--- WHAT IS EXPECTED ---
Read the material below and tally how many lines hold the word "this", giving the number and nothing else.
^^^^^^^^^^^^^^^^
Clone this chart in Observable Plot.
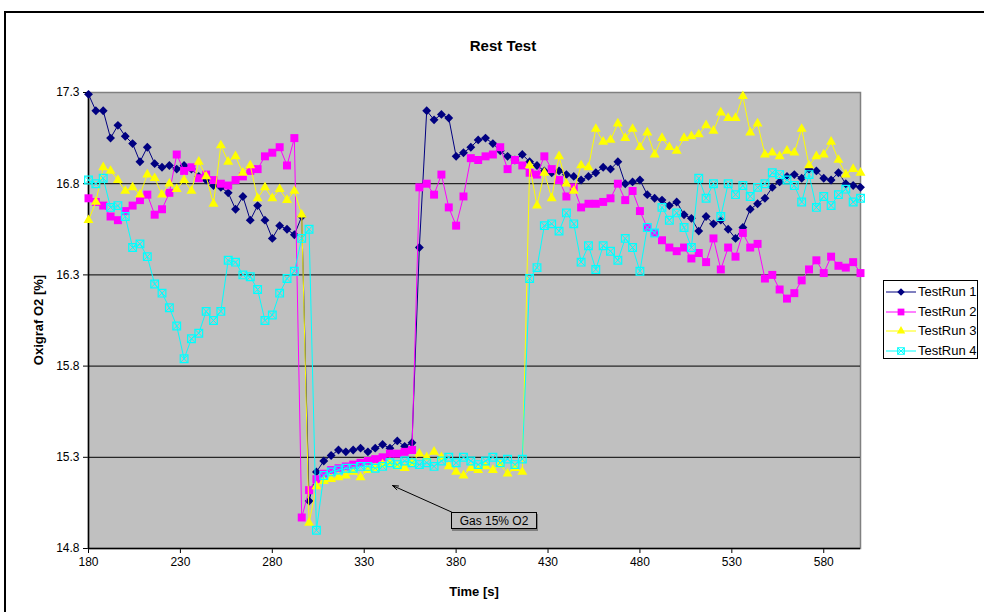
<!DOCTYPE html>
<html><head><meta charset="utf-8">
<script src="https://cdn.jsdelivr.net/npm/d3@7"></script>
<script src="https://cdn.jsdelivr.net/npm/@observablehq/plot@0.6"></script>
<style>
html,body{margin:0;padding:0;background:#fff;overflow:hidden;}
#wrap{position:relative;width:984px;height:612px;overflow:hidden;font-family:"Liberation Sans",Arial,sans-serif;color:#000;}
#frame{position:absolute;left:4px;top:11px;width:1200px;height:900px;border-left:2px solid #000;border-top:2px solid #000;}
#chart{position:absolute;left:0;top:0;}
#title{position:absolute;left:403px;width:200px;top:37px;text-align:center;font-weight:bold;font-size:15px;}
#ylab{position:absolute;left:38px;top:320px;transform:translate(-50%,-50%) rotate(-90deg);font-weight:bold;font-size:13px;white-space:nowrap;}
#xlab{position:absolute;left:474px;top:591px;transform:translate(-50%,-50%);font-weight:bold;font-size:13px;white-space:nowrap;}
#legend{position:absolute;left:883px;top:280px;width:95px;height:79px;border:1px solid #000;background:#fff;box-sizing:border-box;}
.li{position:absolute;left:0;height:20px;width:95px;font-size:13px;}
.li svg{position:absolute;left:1px;top:0;}
.li span{position:absolute;left:34px;top:2px;white-space:nowrap;}
#note{position:absolute;border:1px solid #000;background:#c0c0c0;font-size:12px;height:17px;line-height:16px;width:86px;text-align:center;box-sizing:border-box;white-space:nowrap;box-shadow:1px 2px 0 #808080;}
</style></head>
<body>
<div id="wrap">
  <div id="frame"></div>
  <div id="chart"></div>
  <div id="title"></div>
  <div id="ylab"></div>
  <div id="xlab"></div>
  <div id="legend"></div>
  <div id="note"></div>
</div>
<script>
// ---- data ----
const titleText = "Rest Test";
const xLabel = "Time [s]";
const yLabel = "Oxigraf O2 [%]";
const seriesNames = ["TestRun 1", "TestRun 2", "TestRun 3", "TestRun 4"];
const seriesColors = ["#000080", "#ff00ff", "#ffff00", "#00ffff"];
const xTicks = [180, 230, 280, 330, 380, 430, 480, 530, 580];
const yTicks = [14.8, 15.3, 15.8, 16.3, 16.8, 17.3];
const yGrid = [15.3, 15.8, 16.3, 16.8];

const times = [180,184,188,192,196,200,204,208,212,216,
  220,224,228,232,236,240,244,248,252,256,
  260,264,268,272,276,280,284,288,292,296,
  300,304,308,312,316,320,324,328,332,336,
  340,344,348,352,356,360,364,368,372,376,
  380,384,388,392,396,400,404,408,412,416,
  420,424,428,432,436,440,444,448,452,456,
  460,464,468,472,476,480,484,488,492,496,
  500,504,508,512,516,520,524,528,532,536,
  540,544,548,552,556,560,564,568,572,576,
  580,584,588,592,596,600];

const run1 = [17.29,17.2,17.2,17.05,17.12,17.06,17.02,16.92,17.0,16.91,
  16.89,16.9,16.88,16.9,16.88,16.84,16.82,16.79,16.78,16.75,
  16.66,16.73,16.6,16.68,16.6,16.5,16.57,16.55,16.52,16.62,
  15.06,15.22,15.28,15.31,15.34,15.33,15.34,15.35,15.33,15.35,
  15.37,15.35,15.39,15.36,15.38,16.45,17.2,17.15,17.18,17.16,
  16.95,16.97,17.0,17.04,17.05,17.02,16.98,16.95,16.93,16.96,
  16.92,16.9,16.87,16.86,16.87,16.85,16.84,16.82,16.84,16.86,
  16.89,16.88,16.92,16.8,16.81,16.82,16.74,16.72,16.71,16.68,
  16.7,16.63,16.61,16.54,16.62,16.58,16.6,16.55,16.5,16.56,
  16.66,16.69,16.72,16.78,16.81,16.84,16.85,16.83,16.88,16.87,
  16.83,16.82,16.86,16.8,16.79,16.78];

const run2 = [16.72,16.7,16.68,16.62,16.6,16.65,16.68,16.71,16.74,16.63,
  16.66,16.75,16.96,16.87,16.89,16.83,16.85,16.82,16.8,16.79,
  16.82,16.84,16.87,16.88,16.95,16.97,17.0,16.9,17.05,14.97,
  15.12,15.18,15.21,15.23,15.24,15.25,15.26,15.27,15.28,15.29,
  15.3,15.32,15.32,15.33,15.34,16.78,16.8,16.74,16.85,16.67,
  16.57,16.73,16.94,16.93,16.95,16.96,17.0,16.88,16.93,16.9,
  16.86,16.85,16.95,16.88,16.82,16.73,16.78,16.67,16.69,16.69,
  16.7,16.72,16.8,16.71,16.76,16.65,16.56,16.53,16.49,16.45,
  16.43,16.45,16.39,16.42,16.37,16.5,16.33,16.45,16.4,16.53,
  16.45,16.47,16.28,16.3,16.22,16.17,16.2,16.27,16.33,16.38,
  16.31,16.4,16.35,16.34,16.37,16.31];

const run3 = [16.6,16.7,16.89,16.87,16.82,16.76,16.78,16.74,16.85,16.83,
  16.74,16.8,16.77,16.82,16.76,16.92,16.84,16.69,17.01,16.92,
  16.95,16.86,16.9,16.72,16.78,16.72,16.77,16.71,16.76,16.63,
  14.94,15.14,15.17,15.18,15.19,15.2,15.22,15.19,15.23,15.24,
  15.26,15.27,15.25,15.24,15.27,15.32,15.3,15.33,15.3,15.25,
  15.22,15.2,15.24,15.23,15.25,15.23,15.26,15.21,15.24,15.22,
  16.9,16.68,16.86,16.72,16.95,16.8,16.76,16.9,16.89,17.1,
  17.03,17.04,17.13,17.05,17.1,17.0,17.08,16.96,17.05,17.0,
  16.98,17.05,17.06,17.07,17.12,17.09,17.19,17.16,17.16,17.28,
  17.08,17.13,16.96,16.97,16.95,16.98,16.97,17.1,16.9,16.95,
  16.96,17.03,16.93,16.85,16.88,16.86];

const run4 = [16.82,16.8,16.83,16.67,16.68,16.62,16.45,16.47,16.4,16.25,
  16.2,16.12,16.02,15.84,15.95,15.98,16.1,16.05,16.1,16.38,
  16.37,16.3,16.29,16.22,16.05,16.08,16.2,16.28,16.32,16.5,
  16.55,14.9,15.2,15.22,15.23,15.24,15.24,15.25,15.25,15.24,
  15.25,15.27,15.26,15.28,15.27,15.26,15.27,15.25,15.28,15.3,
  15.27,15.3,15.28,15.26,15.28,15.3,15.27,15.29,15.26,15.29,
  16.28,16.34,16.57,16.58,16.54,16.64,16.58,16.37,16.46,16.33,
  16.46,16.43,16.38,16.5,16.45,16.32,16.56,16.53,16.67,16.6,
  16.64,16.56,16.45,16.83,16.72,16.8,16.62,16.8,16.74,16.79,
  16.73,16.78,16.8,16.86,16.85,16.82,16.79,16.7,16.85,16.67,
  16.73,16.68,16.74,16.77,16.7,16.72];

// annotation anchors (data space)
const noteText = "Gas 15% O2";
const noteBox = {t: 377.5, v: 15.0};
const noteTip = {t: 345.4, v: 15.145};

// ---- build ----
const runs = [run1, run2, run3, run4];
const tables = runs.map(r => times.map((t, i) => ({t, v: r[i]})));

const markerSpec = [
  [{symbol: "diamond2", fill: seriesColors[0], stroke: "none", r: 4}],
  [{symbol: "square", fill: seriesColors[1], stroke: "none", r: 4.5}],
  [{symbol: "triangle", fill: seriesColors[2], stroke: "none", r: 3.7}],
  [{symbol: "square2", fill: "none", stroke: seriesColors[3], strokeWidth: 1.2, r: 4.9},
   {symbol: "times", fill: "none", stroke: seriesColors[3], strokeWidth: 1, r: 3.4}]
];

const marks = [
  Plot.frame({fill: "#c0c0c0", stroke: "#808080", strokeWidth: 1.5}),
  Plot.ruleY(yGrid, {stroke: "#000", strokeWidth: 1}),
  Plot.ruleX([180], {stroke: "#000", strokeWidth: 1.5}),
  Plot.ruleY([14.8], {stroke: "#000", strokeWidth: 1.5})
];
tables.forEach((tb, k) => {
  marks.push(Plot.line(tb, {x: "t", y: "v", stroke: seriesColors[k], strokeWidth: 1}));
  markerSpec[k].forEach(ms => marks.push(Plot.dot(tb, {x: "t", y: "v", ...ms})));
});
marks.push(Plot.arrow([{x1: noteBox.t, y1: noteBox.v, x2: noteTip.t, y2: noteTip.v}],
  {x1: "x1", y1: "y1", x2: "x2", y2: "y2", stroke: "#000", strokeWidth: 1, headLength: 9, headAngle: 40}));

const plot = Plot.plot({
  width: 984, height: 612,
  marginLeft: 88, marginRight: 124, marginTop: 92, marginBottom: 64,
  style: {fontFamily: '"Liberation Sans", Arial, sans-serif', fontSize: "12px", color: "#000", background: "transparent", overflow: "visible"},
  x: {domain: [180, 600], ticks: xTicks, tickSize: 5, tickPadding: 4, label: null, tickFormat: d => String(d)},
  y: {domain: [14.8, 17.3], ticks: yTicks, tickSize: 5, tickPadding: 4, label: null, tickFormat: d => d.toFixed(1)},
  marks
});
document.getElementById("chart").appendChild(plot);

document.getElementById("title").textContent = titleText;
document.getElementById("ylab").textContent = yLabel;
document.getElementById("xlab").textContent = xLabel;

// annotation box placed through plot scales
const sx = plot.scale("x"), sy = plot.scale("y");
const xs = d3.scaleLinear(sx.domain, sx.range), ys = d3.scaleLinear(sy.domain, sy.range);
const note = document.getElementById("note");
note.textContent = noteText;
note.style.left = xs(noteBox.t) + "px";
note.style.top = ys(noteBox.v) + "px";

// legend
const leg = document.getElementById("legend");
const symMap = {diamond2: d3.symbolDiamond2, square: d3.symbolSquare, triangle: d3.symbolTriangle, square2: d3.symbolSquare2, times: d3.symbolTimes};
seriesNames.forEach((name, k) => {
  const row = document.createElement("div");
  row.className = "li";
  row.style.top = (1 + k * 19.5) + "px";
  const svg = d3.create("svg").attr("width", 32).attr("height", 20);
  svg.append("line").attr("x1", 1).attr("x2", 31).attr("y1", 10).attr("y2", 10).attr("stroke", seriesColors[k]).attr("stroke-width", 1);
  markerSpec[k].forEach(ms => {
    const rr = ms.r * 0.85;
    svg.append("path").attr("transform", "translate(16,10)")
      .attr("d", d3.symbol(symMap[ms.symbol], Math.PI * rr * rr)())
      .attr("fill", ms.fill).attr("stroke", ms.stroke).attr("stroke-width", ms.strokeWidth || 0);
  });
  row.appendChild(svg.node());
  const sp = document.createElement("span");
  sp.textContent = name;
  row.appendChild(sp);
  leg.appendChild(row);
});
</script>
</body></html>
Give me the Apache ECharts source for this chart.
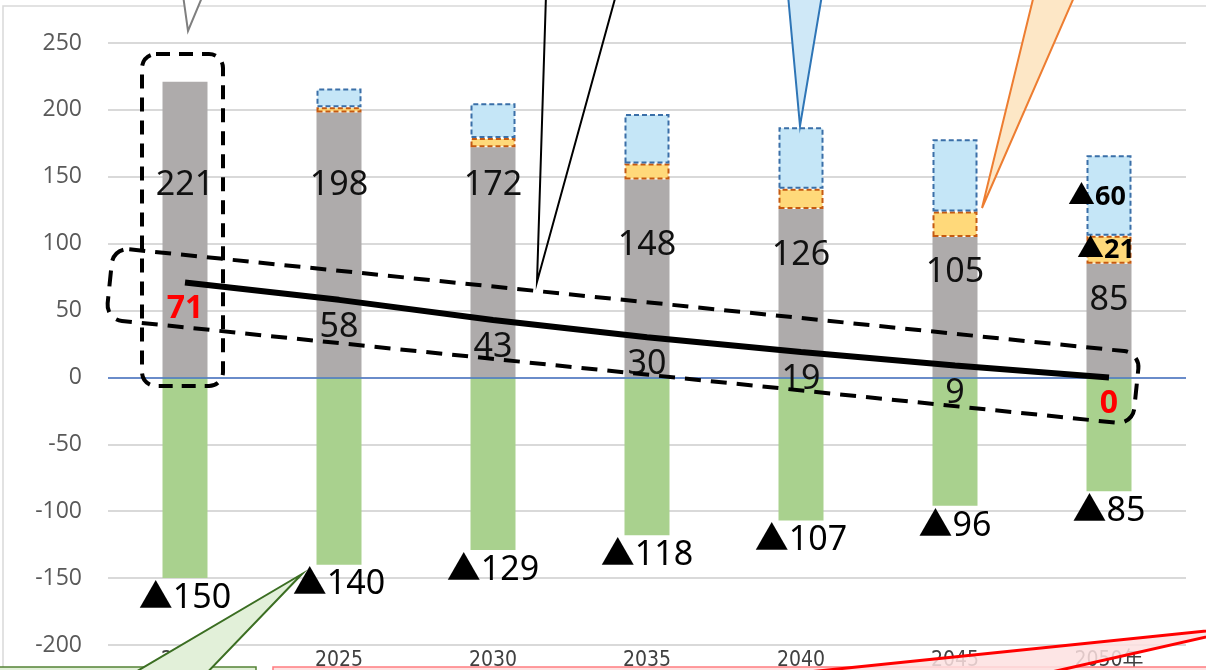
^^^^^^^^^^^^^^^^
--- RESULT OF THE EXERCISE ---
2